* INFORMATION SUPPLIED:
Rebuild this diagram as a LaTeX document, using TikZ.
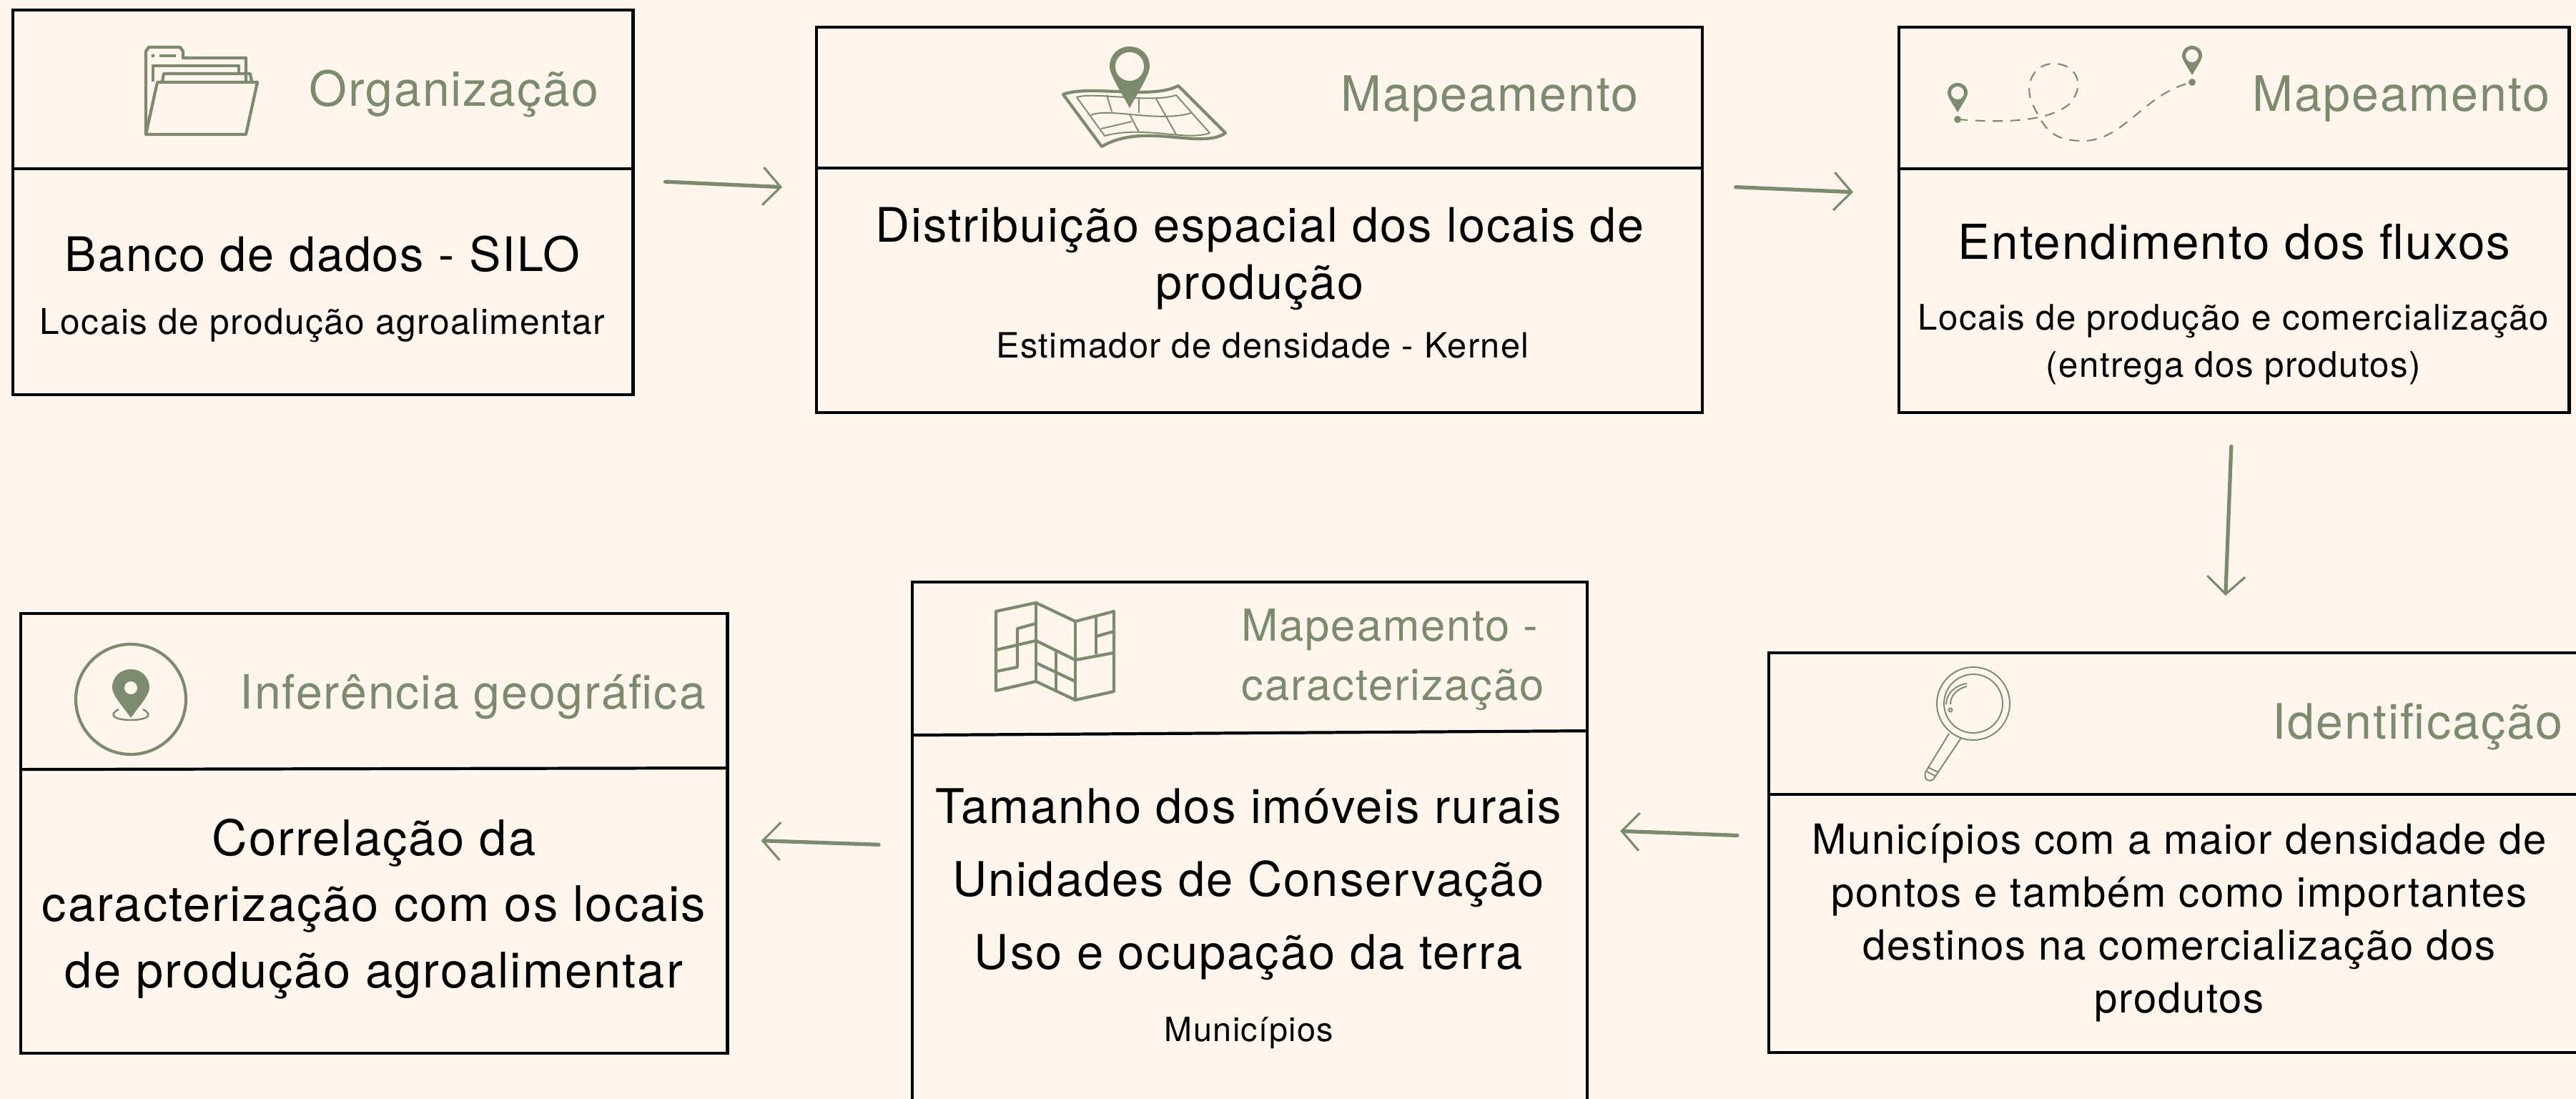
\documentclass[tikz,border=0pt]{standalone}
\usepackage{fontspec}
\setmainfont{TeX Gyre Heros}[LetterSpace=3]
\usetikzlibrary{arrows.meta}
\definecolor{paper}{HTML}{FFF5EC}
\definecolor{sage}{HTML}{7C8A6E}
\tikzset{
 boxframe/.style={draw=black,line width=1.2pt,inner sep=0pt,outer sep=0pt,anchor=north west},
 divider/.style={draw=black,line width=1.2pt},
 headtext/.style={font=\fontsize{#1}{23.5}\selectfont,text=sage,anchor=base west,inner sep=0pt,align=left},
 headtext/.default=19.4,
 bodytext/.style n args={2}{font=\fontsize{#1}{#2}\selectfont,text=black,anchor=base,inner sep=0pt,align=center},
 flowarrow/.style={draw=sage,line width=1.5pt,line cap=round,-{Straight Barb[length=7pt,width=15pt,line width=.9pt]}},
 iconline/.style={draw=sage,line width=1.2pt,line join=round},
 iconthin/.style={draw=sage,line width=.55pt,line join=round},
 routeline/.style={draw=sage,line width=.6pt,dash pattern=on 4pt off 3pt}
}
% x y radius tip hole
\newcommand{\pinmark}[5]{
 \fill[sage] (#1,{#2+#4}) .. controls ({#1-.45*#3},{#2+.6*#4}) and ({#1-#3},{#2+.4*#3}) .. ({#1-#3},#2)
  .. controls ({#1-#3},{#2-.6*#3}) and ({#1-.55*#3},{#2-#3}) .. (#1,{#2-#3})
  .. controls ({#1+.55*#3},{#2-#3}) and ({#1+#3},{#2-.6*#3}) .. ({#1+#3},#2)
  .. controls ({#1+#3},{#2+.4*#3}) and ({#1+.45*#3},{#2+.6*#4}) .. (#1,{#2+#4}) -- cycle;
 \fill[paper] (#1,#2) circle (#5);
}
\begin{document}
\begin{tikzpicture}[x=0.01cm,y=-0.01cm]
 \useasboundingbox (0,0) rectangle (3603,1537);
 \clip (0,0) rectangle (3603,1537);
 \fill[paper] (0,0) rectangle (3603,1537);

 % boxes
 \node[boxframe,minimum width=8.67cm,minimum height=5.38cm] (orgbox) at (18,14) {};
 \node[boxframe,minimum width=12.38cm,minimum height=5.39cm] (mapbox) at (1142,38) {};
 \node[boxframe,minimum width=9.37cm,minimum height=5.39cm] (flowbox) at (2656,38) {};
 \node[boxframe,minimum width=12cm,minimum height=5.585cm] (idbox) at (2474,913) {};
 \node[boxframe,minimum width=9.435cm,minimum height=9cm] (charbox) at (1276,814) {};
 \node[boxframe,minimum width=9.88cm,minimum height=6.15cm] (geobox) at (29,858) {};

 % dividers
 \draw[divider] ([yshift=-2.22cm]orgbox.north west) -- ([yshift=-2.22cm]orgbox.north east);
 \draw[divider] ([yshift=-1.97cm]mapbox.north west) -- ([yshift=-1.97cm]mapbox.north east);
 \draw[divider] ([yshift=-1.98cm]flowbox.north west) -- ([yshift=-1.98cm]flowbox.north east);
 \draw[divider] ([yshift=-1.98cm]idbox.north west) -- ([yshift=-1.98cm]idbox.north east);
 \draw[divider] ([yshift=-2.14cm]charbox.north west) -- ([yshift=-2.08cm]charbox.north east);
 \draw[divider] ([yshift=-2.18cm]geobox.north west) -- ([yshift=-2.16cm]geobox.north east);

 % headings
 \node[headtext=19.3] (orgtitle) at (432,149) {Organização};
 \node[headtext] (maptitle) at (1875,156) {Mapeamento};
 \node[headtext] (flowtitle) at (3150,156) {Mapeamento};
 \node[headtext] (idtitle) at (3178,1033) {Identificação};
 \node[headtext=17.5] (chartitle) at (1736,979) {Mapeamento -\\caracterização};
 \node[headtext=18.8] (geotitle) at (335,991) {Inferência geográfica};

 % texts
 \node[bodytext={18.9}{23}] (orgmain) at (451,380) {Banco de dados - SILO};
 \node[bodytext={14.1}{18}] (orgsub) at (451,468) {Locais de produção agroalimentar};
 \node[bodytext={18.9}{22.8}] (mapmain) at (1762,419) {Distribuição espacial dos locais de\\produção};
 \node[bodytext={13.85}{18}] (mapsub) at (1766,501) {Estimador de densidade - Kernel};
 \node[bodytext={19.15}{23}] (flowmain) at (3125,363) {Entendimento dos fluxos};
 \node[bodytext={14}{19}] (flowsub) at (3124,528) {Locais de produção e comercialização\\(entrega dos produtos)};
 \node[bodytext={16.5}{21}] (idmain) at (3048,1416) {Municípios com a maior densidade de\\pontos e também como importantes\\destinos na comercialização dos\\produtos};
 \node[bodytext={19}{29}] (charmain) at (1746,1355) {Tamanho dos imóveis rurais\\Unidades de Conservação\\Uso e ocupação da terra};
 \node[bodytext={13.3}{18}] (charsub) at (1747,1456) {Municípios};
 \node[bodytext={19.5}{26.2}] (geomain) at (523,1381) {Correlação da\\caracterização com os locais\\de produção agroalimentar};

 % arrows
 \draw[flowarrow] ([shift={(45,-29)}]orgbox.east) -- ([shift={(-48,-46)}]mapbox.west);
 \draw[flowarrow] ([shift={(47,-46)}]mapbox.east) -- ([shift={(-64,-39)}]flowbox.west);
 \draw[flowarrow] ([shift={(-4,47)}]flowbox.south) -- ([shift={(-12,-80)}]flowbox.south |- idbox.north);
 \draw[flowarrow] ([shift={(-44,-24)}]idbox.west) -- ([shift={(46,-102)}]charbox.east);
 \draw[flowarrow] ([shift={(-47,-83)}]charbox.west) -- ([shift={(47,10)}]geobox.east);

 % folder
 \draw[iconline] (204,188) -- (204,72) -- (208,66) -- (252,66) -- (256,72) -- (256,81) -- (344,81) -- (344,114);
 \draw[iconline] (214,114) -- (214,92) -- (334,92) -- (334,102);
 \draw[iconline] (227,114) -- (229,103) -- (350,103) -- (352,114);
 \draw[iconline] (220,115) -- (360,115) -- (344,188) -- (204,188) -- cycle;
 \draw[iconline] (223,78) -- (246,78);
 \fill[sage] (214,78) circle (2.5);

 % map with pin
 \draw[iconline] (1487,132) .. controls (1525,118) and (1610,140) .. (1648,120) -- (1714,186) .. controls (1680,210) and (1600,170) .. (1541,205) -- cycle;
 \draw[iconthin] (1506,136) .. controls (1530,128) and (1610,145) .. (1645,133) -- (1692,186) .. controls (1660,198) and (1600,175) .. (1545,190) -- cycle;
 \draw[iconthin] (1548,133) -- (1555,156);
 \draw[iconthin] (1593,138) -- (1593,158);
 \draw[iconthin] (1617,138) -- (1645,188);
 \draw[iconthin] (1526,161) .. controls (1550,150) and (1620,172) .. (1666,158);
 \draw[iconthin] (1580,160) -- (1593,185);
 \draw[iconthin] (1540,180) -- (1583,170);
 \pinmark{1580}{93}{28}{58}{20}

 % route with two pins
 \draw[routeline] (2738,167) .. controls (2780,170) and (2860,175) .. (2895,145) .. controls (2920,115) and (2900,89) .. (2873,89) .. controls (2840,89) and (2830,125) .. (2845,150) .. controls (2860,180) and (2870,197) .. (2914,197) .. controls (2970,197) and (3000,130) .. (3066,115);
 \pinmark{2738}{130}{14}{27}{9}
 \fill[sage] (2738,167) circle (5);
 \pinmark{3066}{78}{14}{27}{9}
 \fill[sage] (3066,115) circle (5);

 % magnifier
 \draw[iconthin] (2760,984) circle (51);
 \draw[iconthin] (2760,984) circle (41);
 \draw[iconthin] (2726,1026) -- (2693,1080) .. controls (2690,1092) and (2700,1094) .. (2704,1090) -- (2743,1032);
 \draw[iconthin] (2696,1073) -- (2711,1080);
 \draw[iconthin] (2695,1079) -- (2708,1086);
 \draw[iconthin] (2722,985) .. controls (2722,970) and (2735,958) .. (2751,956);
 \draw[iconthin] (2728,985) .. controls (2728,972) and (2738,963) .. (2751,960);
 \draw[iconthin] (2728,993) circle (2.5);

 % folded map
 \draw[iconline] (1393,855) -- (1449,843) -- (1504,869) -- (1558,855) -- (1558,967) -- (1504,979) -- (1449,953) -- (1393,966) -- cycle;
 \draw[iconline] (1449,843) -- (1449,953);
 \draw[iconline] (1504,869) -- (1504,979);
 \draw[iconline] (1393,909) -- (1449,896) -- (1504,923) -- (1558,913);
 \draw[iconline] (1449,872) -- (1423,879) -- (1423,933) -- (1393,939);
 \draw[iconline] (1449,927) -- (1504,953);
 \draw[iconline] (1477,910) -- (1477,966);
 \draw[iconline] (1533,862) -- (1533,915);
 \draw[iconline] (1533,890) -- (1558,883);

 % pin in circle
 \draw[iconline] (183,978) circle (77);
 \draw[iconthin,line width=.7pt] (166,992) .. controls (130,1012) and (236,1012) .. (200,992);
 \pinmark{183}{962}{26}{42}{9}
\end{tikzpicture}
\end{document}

* EXERCISE BRIEF: From the top of the listing above, repeat each line exactly until you reach the line containing "width=9.88cm,minimum height=6.15cm] (geobox)", and repeat that one too. Leave the pictures out.

* EXERCISE SOLUTION:
Rebuild this diagram as a LaTeX document, using TikZ.
\documentclass[tikz,border=0pt]{standalone}
\usepackage{fontspec}
\setmainfont{TeX Gyre Heros}[LetterSpace=3]
\usetikzlibrary{arrows.meta}
\definecolor{paper}{HTML}{FFF5EC}
\definecolor{sage}{HTML}{7C8A6E}
\tikzset{
 boxframe/.style={draw=black,line width=1.2pt,inner sep=0pt,outer sep=0pt,anchor=north west},
 divider/.style={draw=black,line width=1.2pt},
 headtext/.style={font=\fontsize{#1}{23.5}\selectfont,text=sage,anchor=base west,inner sep=0pt,align=left},
 headtext/.default=19.4,
 bodytext/.style n args={2}{font=\fontsize{#1}{#2}\selectfont,text=black,anchor=base,inner sep=0pt,align=center},
 flowarrow/.style={draw=sage,line width=1.5pt,line cap=round,-{Straight Barb[length=7pt,width=15pt,line width=.9pt]}},
 iconline/.style={draw=sage,line width=1.2pt,line join=round},
 iconthin/.style={draw=sage,line width=.55pt,line join=round},
 routeline/.style={draw=sage,line width=.6pt,dash pattern=on 4pt off 3pt}
}
% x y radius tip hole
\newcommand{\pinmark}[5]{
 \fill[sage] (#1,{#2+#4}) .. controls ({#1-.45*#3},{#2+.6*#4}) and ({#1-#3},{#2+.4*#3}) .. ({#1-#3},#2)
  .. controls ({#1-#3},{#2-.6*#3}) and ({#1-.55*#3},{#2-#3}) .. (#1,{#2-#3})
  .. controls ({#1+.55*#3},{#2-#3}) and ({#1+#3},{#2-.6*#3}) .. ({#1+#3},#2)
  .. controls ({#1+#3},{#2+.4*#3}) and ({#1+.45*#3},{#2+.6*#4}) .. (#1,{#2+#4}) -- cycle;
 \fill[paper] (#1,#2) circle (#5);
}
\begin{document}
\begin{tikzpicture}[x=0.01cm,y=-0.01cm]
 \useasboundingbox (0,0) rectangle (3603,1537);
 \clip (0,0) rectangle (3603,1537);
 \fill[paper] (0,0) rectangle (3603,1537);

 % boxes
 \node[boxframe,minimum width=8.67cm,minimum height=5.38cm] (orgbox) at (18,14) {};
 \node[boxframe,minimum width=12.38cm,minimum height=5.39cm] (mapbox) at (1142,38) {};
 \node[boxframe,minimum width=9.37cm,minimum height=5.39cm] (flowbox) at (2656,38) {};
 \node[boxframe,minimum width=12cm,minimum height=5.585cm] (idbox) at (2474,913) {};
 \node[boxframe,minimum width=9.435cm,minimum height=9cm] (charbox) at (1276,814) {};
 \node[boxframe,minimum width=9.88cm,minimum height=6.15cm] (geobox) at (29,858) {};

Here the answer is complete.